Analysis of the Usage Models of System Memory Management Unit in Accelerator-attached Translation Units.
Published in MEMSYS 2020: The International Symposium on Memory Systems, 2020
Including hardware accelerators to improve the performance while reducing energy consumption is becoming ubiquitous in computing systems ranging from large System-on-Chips (SoCs) for data centers to small embedded IoT devices. In accelerator-enabled environments, accelerator units are able to deliver a substantial increase in performance through increased programming effort and co-scheduling applications across the heterogeneous system. These accelerators need to have frequent access to the application data through the memory subsystem and therefore the need for efficient memory management is crucial. The memory subsystem needs to maintain the model of memory consistency between context switching, where resources such as accelerators are reallocated between applications and their defined memory space.
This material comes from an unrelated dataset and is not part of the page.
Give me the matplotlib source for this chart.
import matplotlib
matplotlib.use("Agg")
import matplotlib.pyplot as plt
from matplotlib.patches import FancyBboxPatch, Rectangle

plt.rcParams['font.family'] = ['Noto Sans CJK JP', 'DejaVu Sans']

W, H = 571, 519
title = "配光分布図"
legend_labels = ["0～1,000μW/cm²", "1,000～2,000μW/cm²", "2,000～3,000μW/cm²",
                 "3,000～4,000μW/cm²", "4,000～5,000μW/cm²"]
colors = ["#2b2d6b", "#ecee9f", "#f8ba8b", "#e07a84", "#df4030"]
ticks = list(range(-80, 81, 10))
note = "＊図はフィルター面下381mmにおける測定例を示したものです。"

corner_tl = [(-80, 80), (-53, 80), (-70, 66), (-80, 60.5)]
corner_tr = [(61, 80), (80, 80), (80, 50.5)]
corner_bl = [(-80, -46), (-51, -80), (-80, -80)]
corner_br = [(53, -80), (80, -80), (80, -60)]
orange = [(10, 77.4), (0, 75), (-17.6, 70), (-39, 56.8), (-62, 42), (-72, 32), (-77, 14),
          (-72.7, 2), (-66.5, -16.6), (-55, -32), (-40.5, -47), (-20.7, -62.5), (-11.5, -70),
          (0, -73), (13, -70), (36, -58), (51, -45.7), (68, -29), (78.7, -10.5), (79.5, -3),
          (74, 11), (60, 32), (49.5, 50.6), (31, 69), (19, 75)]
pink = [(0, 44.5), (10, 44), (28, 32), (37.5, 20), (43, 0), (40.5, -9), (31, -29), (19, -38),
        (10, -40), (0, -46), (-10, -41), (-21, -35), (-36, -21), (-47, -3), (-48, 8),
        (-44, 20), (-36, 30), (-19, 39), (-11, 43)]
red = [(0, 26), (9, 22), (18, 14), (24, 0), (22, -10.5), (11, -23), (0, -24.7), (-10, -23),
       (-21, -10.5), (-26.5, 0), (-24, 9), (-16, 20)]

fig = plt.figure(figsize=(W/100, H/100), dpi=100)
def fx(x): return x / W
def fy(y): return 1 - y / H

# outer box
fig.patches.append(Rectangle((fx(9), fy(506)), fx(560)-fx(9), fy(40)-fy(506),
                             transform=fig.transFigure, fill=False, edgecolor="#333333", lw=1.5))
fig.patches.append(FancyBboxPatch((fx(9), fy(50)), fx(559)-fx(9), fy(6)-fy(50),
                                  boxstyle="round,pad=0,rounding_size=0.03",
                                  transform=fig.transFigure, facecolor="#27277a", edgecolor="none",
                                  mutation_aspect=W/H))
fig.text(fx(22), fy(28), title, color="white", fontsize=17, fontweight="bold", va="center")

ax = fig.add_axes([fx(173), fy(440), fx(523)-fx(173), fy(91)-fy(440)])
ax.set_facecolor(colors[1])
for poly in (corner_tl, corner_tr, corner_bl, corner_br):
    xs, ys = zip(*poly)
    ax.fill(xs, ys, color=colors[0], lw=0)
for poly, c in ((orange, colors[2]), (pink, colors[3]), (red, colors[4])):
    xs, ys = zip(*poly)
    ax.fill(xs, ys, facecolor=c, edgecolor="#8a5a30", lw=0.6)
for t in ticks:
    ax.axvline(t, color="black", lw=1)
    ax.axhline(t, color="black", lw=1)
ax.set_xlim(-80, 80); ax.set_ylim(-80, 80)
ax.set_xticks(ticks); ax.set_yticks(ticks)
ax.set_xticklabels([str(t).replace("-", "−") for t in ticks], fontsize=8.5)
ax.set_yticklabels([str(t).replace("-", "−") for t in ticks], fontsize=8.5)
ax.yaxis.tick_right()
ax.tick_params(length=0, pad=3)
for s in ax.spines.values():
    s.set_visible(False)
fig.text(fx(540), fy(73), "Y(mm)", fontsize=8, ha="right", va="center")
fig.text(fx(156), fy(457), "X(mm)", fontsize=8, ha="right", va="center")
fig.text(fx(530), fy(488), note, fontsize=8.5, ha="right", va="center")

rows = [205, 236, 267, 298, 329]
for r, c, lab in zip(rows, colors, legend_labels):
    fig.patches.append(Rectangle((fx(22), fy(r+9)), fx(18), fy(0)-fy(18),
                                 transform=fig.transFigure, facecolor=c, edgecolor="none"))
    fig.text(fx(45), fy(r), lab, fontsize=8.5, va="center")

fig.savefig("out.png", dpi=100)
The consistency between the processor memory management and any System Memory Management Unit (SMMU) is either through the pinning of physical memory to specific virtual pages statically, or tracking page allocations dynamically and ensuring consistency at point of use of the memory between applications. Although the implication of these two methods has obvious consequences, the full implications on maintaining consistency of such translations have not been studied.
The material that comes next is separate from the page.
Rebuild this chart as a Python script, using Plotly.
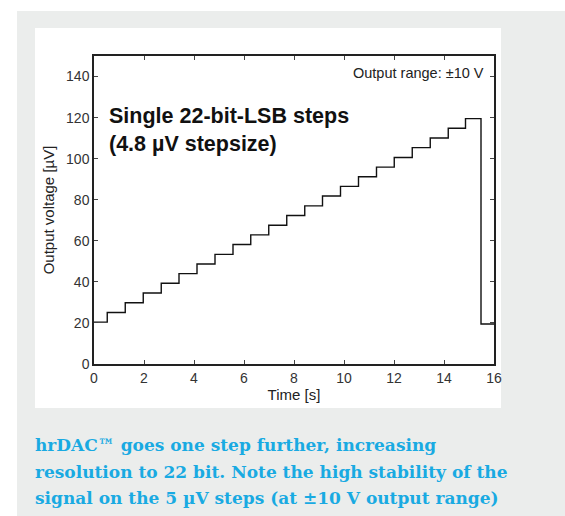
import plotly.graph_objects as go

# ---- data ----
step_times = [0.53, 1.25, 1.97, 2.69, 3.40, 4.12, 4.84, 5.56, 6.27, 6.99, 7.71,
              8.43, 9.14, 9.86, 10.58, 11.30, 12.01, 12.73, 13.45, 14.17, 14.86]
levels = [20.4, 25.1, 29.8, 34.6, 39.3, 44.0, 48.7, 53.4, 58.2, 62.9, 67.6,
          72.3, 77.0, 81.8, 86.5, 91.2, 95.9, 100.6, 105.4, 110.1, 114.8, 119.5]
drop_time = 15.48
reset_level = 19.5
end_time = 16
x_ticks = [0, 2, 4, 6, 8, 10, 12, 14, 16]
y_ticks = [0, 20, 40, 60, 80, 100, 120, 140]

caption_lines = [
    "hrDAC\u2122 goes one step further, increasing",
    "resolution to 22 bit. Note the high stability of the",
    "signal on the 5 \u00b5V steps (at \u00b110 V output range)",
]

xs = [0] + step_times + [drop_time, end_time]
ys = levels + [reset_level, reset_level]

W, H = 565, 516
L, R, T, B = 94, 494, 56, 364  # plot area pixels
pw, ph = R - L, B - T

def px(x):
    return (x - L) / pw

def py(y):
    return (B - y) / ph

fig = go.Figure()
fig.add_trace(go.Scatter(x=xs, y=ys, mode="lines", line_shape="hv",
                         line=dict(color="#111111", width=1.4),
                         hoverinfo="skip", showlegend=False))

font_sans = "Liberation Sans, Arial, sans-serif"
axis_common = dict(showline=True, linecolor="#222222", linewidth=1.5, mirror="ticks",
                   ticks="inside", ticklen=4, tickwidth=1, tickcolor="#444444",
                   showgrid=False, zeroline=False,
                   tickfont=dict(family=font_sans, size=14, color="#333333"))

fig.update_layout(
    width=W, height=H,
    margin=dict(l=L, r=W - R, t=T, b=H - B, pad=0),
    paper_bgcolor="white", plot_bgcolor="white",
    xaxis=dict(range=[0, 16], tickvals=x_ticks, ticktext=[str(v) for v in x_ticks],
               title=dict(text="Time [s]", font=dict(family=font_sans, size=15, color="#222222"), standoff=2),
               **axis_common),
    yaxis=dict(range=[0, 150], tickvals=y_ticks, ticktext=[str(v) for v in y_ticks],
               title=dict(text="Output voltage [\u00b5V]", font=dict(family=font_sans, size=15, color="#222222"), standoff=8),
               **axis_common),
    shapes=[
        dict(type="rect", xref="paper", yref="paper", layer="below",
             x0=px(17), x1=px(565), y0=py(516), y1=py(11),
             fillcolor="#ebedec", line=dict(width=0)),
        dict(type="rect", xref="paper", yref="paper", layer="below",
             x0=px(35), x1=px(501), y0=py(408), y1=py(28),
             fillcolor="white", line=dict(width=0)),
    ],
)

fig.add_annotation(x=0.5, y=114, xref="x", yref="y", xanchor="left", yanchor="middle",
                   text="<b>Single 22-bit-LSB steps<br>(4.8 \u00b5V stepsize)</b>", align="left",
                   showarrow=False, font=dict(family=font_sans, size=21.5, color="#111111"))
fig.add_annotation(x=15.68, y=141.5, xref="x", yref="y", xanchor="right", yanchor="middle",
                   text="Output range: \u00b110 V", showarrow=False,
                   font=dict(family=font_sans, size=14.5, color="#222222"))

for i, line in enumerate(caption_lines):
    fig.add_annotation(x=px(33), y=py(445 + 26.5 * i), xref="paper", yref="paper",
                       xanchor="left", yanchor="middle", text="<b>" + line + "</b>",
                       showarrow=False,
                       font=dict(family="DejaVu Serif, serif", size=17, color="#19aae2"))

fig.write_html("out.html", config={"displayModeBar": False},
               post_script="document.body.style.margin='0px';")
In this paper, we carry out use case measurements and analysis of three of the main usage models focused specifically on SoC level translation. We analyze the generic structure on SoCs given the example of the Zynq Ultrascale+ FPGA board that incorporates the state-of-the-art and widely used Arm System Memory Management Unit. We share our analysis and present the advantages and disadvantages to provide guidance in optimizing the integration of accelerators in a system. We also propose a usage model to utilize the embedded SMMU in order to enable accelerator devices to directly access application memory, through exposing a reusable API specific to the Zynq Ultrascale+ hardware.